Tightwad Joke

A miserly old man was diagnosed with a terminal illness and determined to prove wrong the old saying, “You can’t take it with you.”

After much thought, the old geezer  finally figured out how to take at least some of his money with him when he died.

He instructed his wife to go to the bank and withdraw enough money to fill two pillowcases. and take the bags of money to the attic and leave them directly above his bed.

His plan: When he passed away, he would reach out and grab the bags on his way to heaven. Several weeks after the funeral, the deceased man’s wife, up in the attic cleaning came upon the two forgotten pillowcases stuffed with cash.

“Oh, that old skinflint” she exclaimed. “I knew he should have told me put the money in the basement.”

Use it Up, Wear it Out, Make it Do, or Do Without

Some thing you just can’t get away from.   Everyday when I got home from school, it was the same thing..  Mother met us at the door.  “Take off your clothes and hang them up.  Take off your shoes and put them under the bed.  Get a biscuit out of the oven and do your homework.  Then you can go play.”

I hated hanging up my clothes, preferring to pitch them wherever they landed. I got sick of hearing how much work went into washing, starching, and ironing them.  After all,  she had a wringer washer, clothesline, and iron.  What else did she have to do anyway? She was a mother, not a person.  I got sick of all that nagging about my shoes.  I didn’t always have time to go back and put my shoes away when I tried to slip out to play.  Many times I’d kicked them off in the yard.  Once a dog chewed one up, a disaster, since getting new shoes involved pinching pennies and careful timing.  Daddy got paid on Thursdays.  Mother went to the bank and did all her shopping Thursdays.  There would be no money till  the next payday.  A Tuesday shoe emergency messed up the whole plan.  Daddy also had to be dealt with.  When we messed up, she was responsible.  It rained on the just and unjust alike.

Finally, the point of the story.  Despite my best efforts, Mother’s teaching, or genetic input took control. The instant I get home, I change and hang up my clothes and put my shoes in the closet. If I had one, I’d certainly have gotten a biscuit.  This just isn’t right.  You’d think after more than sixty years , I’d get a break.

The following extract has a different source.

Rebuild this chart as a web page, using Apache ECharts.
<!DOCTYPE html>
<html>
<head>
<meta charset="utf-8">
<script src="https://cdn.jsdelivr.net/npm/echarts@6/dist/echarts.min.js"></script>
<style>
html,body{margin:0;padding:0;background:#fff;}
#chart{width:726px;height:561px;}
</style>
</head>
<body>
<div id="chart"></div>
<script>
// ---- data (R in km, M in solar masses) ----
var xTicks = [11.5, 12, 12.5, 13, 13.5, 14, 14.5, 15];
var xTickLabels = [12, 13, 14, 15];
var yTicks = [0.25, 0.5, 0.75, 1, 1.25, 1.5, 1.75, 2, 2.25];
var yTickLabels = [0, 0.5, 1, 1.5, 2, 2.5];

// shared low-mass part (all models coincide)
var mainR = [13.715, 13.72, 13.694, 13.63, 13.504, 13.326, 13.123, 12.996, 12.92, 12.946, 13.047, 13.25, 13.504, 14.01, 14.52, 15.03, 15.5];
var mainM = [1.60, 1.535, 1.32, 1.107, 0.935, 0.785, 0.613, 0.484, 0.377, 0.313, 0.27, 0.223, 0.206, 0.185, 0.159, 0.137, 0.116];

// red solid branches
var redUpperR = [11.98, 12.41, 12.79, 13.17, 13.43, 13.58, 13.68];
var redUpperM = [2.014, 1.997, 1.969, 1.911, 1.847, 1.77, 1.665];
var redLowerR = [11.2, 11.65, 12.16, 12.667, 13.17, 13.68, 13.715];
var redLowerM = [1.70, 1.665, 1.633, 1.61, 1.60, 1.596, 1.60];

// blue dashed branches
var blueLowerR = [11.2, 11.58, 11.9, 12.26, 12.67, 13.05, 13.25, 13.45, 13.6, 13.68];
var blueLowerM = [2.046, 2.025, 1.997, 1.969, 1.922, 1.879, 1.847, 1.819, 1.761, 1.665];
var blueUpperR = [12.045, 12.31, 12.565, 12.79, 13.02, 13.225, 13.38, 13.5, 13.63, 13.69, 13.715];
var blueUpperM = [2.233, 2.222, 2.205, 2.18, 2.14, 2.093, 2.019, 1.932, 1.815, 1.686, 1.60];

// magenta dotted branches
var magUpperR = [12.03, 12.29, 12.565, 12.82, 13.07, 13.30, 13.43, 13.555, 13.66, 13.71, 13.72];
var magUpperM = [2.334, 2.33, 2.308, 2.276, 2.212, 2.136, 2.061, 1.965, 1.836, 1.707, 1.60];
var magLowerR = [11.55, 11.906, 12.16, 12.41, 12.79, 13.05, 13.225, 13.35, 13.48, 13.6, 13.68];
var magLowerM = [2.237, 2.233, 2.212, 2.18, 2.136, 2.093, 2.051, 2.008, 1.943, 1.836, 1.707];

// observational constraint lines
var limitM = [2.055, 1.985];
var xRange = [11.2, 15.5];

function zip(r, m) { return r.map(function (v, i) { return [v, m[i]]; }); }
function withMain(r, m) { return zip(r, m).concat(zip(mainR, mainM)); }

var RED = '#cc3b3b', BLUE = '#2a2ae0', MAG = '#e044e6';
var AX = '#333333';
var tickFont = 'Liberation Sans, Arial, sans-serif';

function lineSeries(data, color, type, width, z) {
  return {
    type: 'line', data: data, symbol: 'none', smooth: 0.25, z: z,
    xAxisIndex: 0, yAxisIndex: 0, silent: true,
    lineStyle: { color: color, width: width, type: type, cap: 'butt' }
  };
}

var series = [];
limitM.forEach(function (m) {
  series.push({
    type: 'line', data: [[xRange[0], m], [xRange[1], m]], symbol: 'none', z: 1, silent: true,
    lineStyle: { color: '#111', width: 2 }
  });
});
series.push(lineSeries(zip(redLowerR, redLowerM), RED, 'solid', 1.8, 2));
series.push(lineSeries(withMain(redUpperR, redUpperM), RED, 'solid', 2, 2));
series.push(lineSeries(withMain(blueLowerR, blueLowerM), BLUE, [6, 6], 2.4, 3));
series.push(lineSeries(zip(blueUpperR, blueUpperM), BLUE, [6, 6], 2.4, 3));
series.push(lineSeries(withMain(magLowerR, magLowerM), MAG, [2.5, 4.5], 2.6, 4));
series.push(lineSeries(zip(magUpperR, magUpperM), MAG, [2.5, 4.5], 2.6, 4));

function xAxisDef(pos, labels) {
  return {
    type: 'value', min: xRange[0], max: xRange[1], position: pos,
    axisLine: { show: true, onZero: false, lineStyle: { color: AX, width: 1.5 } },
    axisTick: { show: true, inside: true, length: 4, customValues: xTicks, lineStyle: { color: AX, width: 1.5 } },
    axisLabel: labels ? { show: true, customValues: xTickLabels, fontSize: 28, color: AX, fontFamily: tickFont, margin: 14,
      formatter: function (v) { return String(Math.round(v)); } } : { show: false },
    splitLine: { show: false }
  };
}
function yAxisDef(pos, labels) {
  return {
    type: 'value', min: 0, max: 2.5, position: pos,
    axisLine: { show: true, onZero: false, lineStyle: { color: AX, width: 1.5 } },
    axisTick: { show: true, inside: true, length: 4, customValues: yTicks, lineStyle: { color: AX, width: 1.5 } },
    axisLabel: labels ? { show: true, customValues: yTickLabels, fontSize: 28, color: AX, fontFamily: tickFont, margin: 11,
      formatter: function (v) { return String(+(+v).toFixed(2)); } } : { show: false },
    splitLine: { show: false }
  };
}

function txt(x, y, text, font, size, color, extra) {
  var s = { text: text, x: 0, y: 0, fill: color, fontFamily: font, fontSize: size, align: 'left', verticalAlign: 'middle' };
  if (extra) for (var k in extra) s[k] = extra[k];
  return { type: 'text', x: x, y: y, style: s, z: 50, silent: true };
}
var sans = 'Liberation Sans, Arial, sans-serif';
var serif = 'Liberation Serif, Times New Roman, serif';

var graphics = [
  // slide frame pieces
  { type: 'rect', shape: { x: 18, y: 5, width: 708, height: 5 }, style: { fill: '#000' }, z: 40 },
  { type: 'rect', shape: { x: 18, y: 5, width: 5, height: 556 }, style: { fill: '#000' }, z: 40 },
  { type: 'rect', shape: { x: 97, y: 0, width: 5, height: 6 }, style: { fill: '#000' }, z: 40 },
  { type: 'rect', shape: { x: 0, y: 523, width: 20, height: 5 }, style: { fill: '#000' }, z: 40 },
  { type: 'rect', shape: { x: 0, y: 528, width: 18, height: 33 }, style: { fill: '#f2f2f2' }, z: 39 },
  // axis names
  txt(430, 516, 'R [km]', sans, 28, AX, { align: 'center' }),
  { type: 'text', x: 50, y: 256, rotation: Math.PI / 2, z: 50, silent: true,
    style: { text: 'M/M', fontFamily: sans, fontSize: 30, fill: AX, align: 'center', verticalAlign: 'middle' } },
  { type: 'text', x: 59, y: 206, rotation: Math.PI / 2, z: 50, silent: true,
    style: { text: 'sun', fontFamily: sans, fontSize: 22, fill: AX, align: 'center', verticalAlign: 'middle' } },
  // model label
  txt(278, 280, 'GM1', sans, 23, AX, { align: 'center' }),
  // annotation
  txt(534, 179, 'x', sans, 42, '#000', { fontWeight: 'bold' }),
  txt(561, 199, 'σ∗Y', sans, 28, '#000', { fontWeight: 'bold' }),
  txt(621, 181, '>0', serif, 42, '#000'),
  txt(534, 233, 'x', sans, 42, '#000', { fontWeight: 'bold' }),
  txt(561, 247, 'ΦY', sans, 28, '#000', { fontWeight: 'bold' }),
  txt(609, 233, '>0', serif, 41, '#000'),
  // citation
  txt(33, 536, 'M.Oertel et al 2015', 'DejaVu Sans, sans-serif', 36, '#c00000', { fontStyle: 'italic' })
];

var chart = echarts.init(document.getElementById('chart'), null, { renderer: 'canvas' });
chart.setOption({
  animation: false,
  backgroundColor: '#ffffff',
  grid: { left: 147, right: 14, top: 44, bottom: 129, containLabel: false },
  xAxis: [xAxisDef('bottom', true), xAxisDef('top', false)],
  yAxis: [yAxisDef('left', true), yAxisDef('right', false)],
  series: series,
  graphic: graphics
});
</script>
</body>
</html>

Worse yet, I have to be frugal.  I have to use it up. Wear it out.  Make do or do without, just like people were directed during World War II.  Paper towels and napkins are wasteful, so I use dish cloths and cloth napkins.   Buzzy went into a clawing frenzy  and scratched a hole in my nice bamboo sheet a while back.  He is not frugal. I couldn’t bear to toss those  beautiful sheets and pillow cases, so I am making them into napkins and hankies.  Bamboo hankies are $19.99 per six pack.  Bamboo napkins cost $19.99 per twelve. So far, I’ve made a dozen napkins and a dozen hankies and some sleeping shorts for Bud. .  There is enough left over for more several more hankies, napkins , dish towels, dust cloths, and doilies for embroidery.  I am sick of the carcass of those  sheets , but can’t bear to throw them away when all this costs nothing but some work.  I think I need therapy.

 

Rock and Roll, Mama

When I was a kid, nothing would have shocked me more than the thought of hurting my mother. Despite this, when I was about ten, my brother and I came upon my mother rocking the baby, one of her few opportunities to take a break out of her impossible day. She had very little lap for the baby, since she was hugely pregnant with another.. Most often, she drifted off for a little nap herself. We thought it would be fun to surprise her by pulling on the back of the rocker, tipping her back. She must have been shocked or extremely good-natured, because she laughed out loud. Foolishly inferring we’d pleased her, we rocked her even further back, with her continued shrieks  of, “Stop! Stop! You’re going to drop me!” Because she seemed to be having so much fun, we kept it up till the chair tipped backwards, leaving her stranded, lying with the rocker back on the floor, swollen feet high in the air, under the weight of two babies, one on top of her belly, the other inside nearly ready to pop out.
We were horrified, thinking we’d killed her. The baby was howling at being upside down on her incapacitated Mama. Of course, Mother could do nothing to help herself, except shout, “Help, get me up! Get me up!” I thought we’d killed her, and probably the squalling baby, as well as the one on the way. The two of us struggled to get the chair up, learning a valuable lesson in physics at the same time. It’s a lot easier to tip a pregnant woman over than to get to her upright. Everybody did survive, despite our idiocy. The miracle was, the whole situation struck Mother as funny. Since then, I’ve never tempted to tip another pregnant woman over.